Sites are usually razed quickly to the ground, left empty to collect rubbish, weeds and sometimes languishing building work, the sight of which becomes more apparent over time as cheap and inadequate fencing deteriorates into a permanent vista of tattiness and is never replaced or improved.

Multiple suburbs have been paying in many ways for these visual blots on the urban landscape for far too long. Now more sites are being left to moulder away, including down the kilometres-long strip whose intensive renewal is justified as a means of creating a transformative and appealing gateway to the national capital. 

We already face up to three decades of transitional urban ugliness which now may be exacerbated by a slow-down in residential densification and construction. 

It would therefore help to have renewal sites, at all stages of development, well-cordoned off with high, good-quality screening, with relevant government and developer contact details attached. Over the life of a site, a program of regular monitoring and maintenance of such temporary infrastructure and any vestiges left of surrounding landscaping would help to improve the liveability of and pride in the surrounding areas.

Sue Dyer, Downer

Violating dogs’ rights

Honey on the Black Stump in Blackall, Queensland… does this little girl look vicious to you?

THE other day I got a call from a friend on the other side of town. The “Dog Gestapo” were up on Hawker Ridge bush tracks doling out fines to people with dogs off leads.

Who are these heartless bastards?

This law is madness. It’s a violation of dog rights.

I can tell you one little girl who will vote in favour of a Dog Rights Council that determines which dogs are eligible to walk off lead and which ones aren’t. This girl is now eight years old and has rarely walked with a lead on, particularly on the paths and ovals near our home in Stirling.

Repeal this new dog rights infringement law – at least for dogs who can prove they can behave themselves off the leash and are not a dangerous breed.

Don’t Labor Members of the ACT Assembly own dogs? Do they know nothing about them?

Sure, there should be laws against dangerous breeds in suburban areas. That’s the main problem. Not dogs like our Honey walking around sniffing, taking an interest in what’s going on and doing wees.

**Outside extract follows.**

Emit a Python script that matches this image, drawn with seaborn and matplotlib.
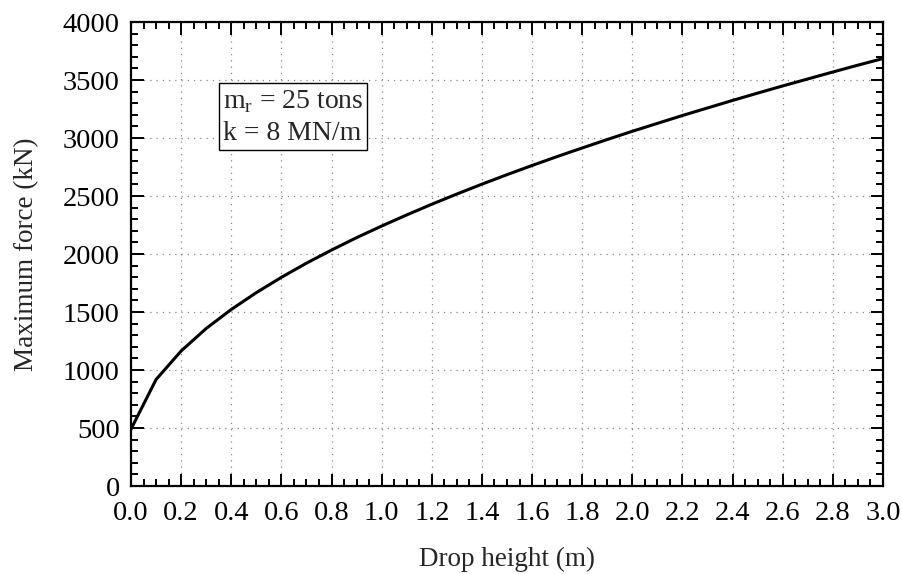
import numpy as np
import pandas as pd
import matplotlib
matplotlib.use("Agg")
import matplotlib.pyplot as plt
from matplotlib.ticker import MultipleLocator
import seaborn as sns

# Drop height (m) and resulting maximum force (kN)
drop_height = [0.0, 0.1, 0.2, 0.3, 0.4, 0.5, 0.6, 0.7, 0.8, 0.9, 1.0,
               1.1, 1.2, 1.3, 1.4, 1.5, 1.6, 1.7, 1.8, 1.9, 2.0,
               2.1, 2.2, 2.3, 2.4, 2.5, 2.6, 2.7, 2.8, 2.9, 3.0]
max_force = [490, 918, 1164, 1358, 1522, 1667, 1799, 1921, 2034, 2141, 2241,
             2337, 2429, 2517, 2602, 2684, 2763, 2840, 2914, 2987, 3058,
             3126, 3194, 3259, 3324, 3387, 3449, 3509, 3569, 3628, 3685]

x_ticks = [0.0, 0.2, 0.4, 0.6, 0.8, 1.0, 1.2, 1.4, 1.6, 1.8, 2.0,
           2.2, 2.4, 2.6, 2.8, 3.0]
y_ticks = [0, 500, 1000, 1500, 2000, 2500, 3000, 3500, 4000]

sns.set_style("ticks")
plt.rcParams["font.family"] = ["Liberation Serif", "DejaVu Serif"]
plt.rcParams["mathtext.fontset"] = "custom"
plt.rcParams["mathtext.rm"] = "Liberation Serif"

df = pd.DataFrame({"h": drop_height, "F": max_force})

W, H = 902, 574
fig = plt.figure(figsize=(W / 100, H / 100), dpi=100)
left, right, top, bottom = 131, 883, 22, 486
ax = fig.add_axes([left / W, 1 - bottom / H, (right - left) / W, (bottom - top) / H])

sns.lineplot(data=df, x="h", y="F", ax=ax, color="black", linewidth=2.2)

ax.set_xlim(0, 3.0)
ax.set_ylim(0, 4000)
ax.set_xticks(x_ticks)
ax.set_xticklabels([f"{v:.1f}" for v in x_ticks])
ax.set_yticks(y_ticks)
ax.set_yticklabels([str(v) for v in y_ticks])
ax.xaxis.set_minor_locator(MultipleLocator(0.05))
ax.yaxis.set_minor_locator(MultipleLocator(100))

ax.tick_params(which="both", direction="in", top=True, right=True,
               labelsize=20.5, colors="black")
ax.tick_params(axis="x", pad=10.5)
ax.tick_params(axis="y", pad=8)
ax.tick_params(which="major", length=9, width=1.4)
ax.tick_params(which="minor", length=5, width=1.4)

for s in ax.spines.values():
    s.set_linewidth(1.6)
    s.set_color("black")

ax.grid(True, which="major", linestyle=(0, (1, 4)), color="#888888", linewidth=0.9)

ax.set_xlabel("Drop height (m)", fontsize=19.5, labelpad=15.5)
ax.set_ylabel("Maximum force (kN)", fontsize=19.5, labelpad=17)

ax.text(0.1223, 0.858,
        "m$_{\\mathrm{r}}$ = 25 tons\nk = 8 MN/m",
        transform=ax.transAxes,
        fontsize=20, va="top", ha="left", linespacing=1.35,
        bbox=dict(boxstyle="square,pad=0.14", facecolor="white",
                  edgecolor="black", linewidth=1.0))

fig.savefig("out.png", dpi=100)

Dogs need the freedom to walk freely on our paths under the supervision of their owners and run on our parks and ovals without the “Dog Gestapo” handing out fines. Dogs need their freedom just as much as humans.

There should be laws against people locking dangerous breeds up all day, on their own and never taking them for a walk. Some breeds should be banned within the city limits.

Does this little girl look vicious to you? Here she is on the Black Stump in Blackall, Queensland; a real mean bastard, I don’t think!

John Miller, Stirling

Unit life is going backwards

OVER the last 25 years or so, living conditions in new, multiple-dwelling developments have drifted back towards the wretchedness of the Industrial Revolution. 

And that’s despite government attempts to prevent that with “codes” (that developers have simply watered down). 

Having encouraged widespread landlord investment, those developers tell us we must accept lower living conditions here. No, to that! 

We need new rules across Australia for: improved aspect ratios (longer external walls) for all forms of multiple dwellings; improved cross ventilation; solar access for all units (not just a percentage as now); improved privacy and overlooking arrangements; all bedrooms or sleeping areas to have windows; discrete in-unit entry areas; improved acoustic and vibration measures; increased common landscaped areas on natural ground (not over underground car parks); mandated, larger than at present, minimum living-dining areas; no mechanical equipment on balconies unless they’re larger than a certain floor area and do not impede outlooks; natural light for all common access areas; no lifts directly adjoining units; and more. 

The currently highly protected “market” will have to adjust.

Jack Kershaw, Kambah 

Development of West Basin

COLUMNIST Paul Costigan has a go at author Tom Greenwell for daring to suggest that Walter Burley Griffin’s plans supported the idea of some development at West Basin. 

Had he troubled to look at Griffin’s plan accompanying his article, he would have seen development sites both sides of Commonwealth Avenue down towards the lakeshore, a road system including a circular curved lakeshore “boulevard” and buildings extending around to Acton Peninsula.

His suggestion that the West Basin foreshore is “natural” with “soft edges” is also wide of the truth. In fact, most of the northern foreshore to East, Central and West Basins is hard edged, with masonry retaining walls. 

Griffin’s plans show curvilinear formed lake edges with adjacent boulevards around the three basins.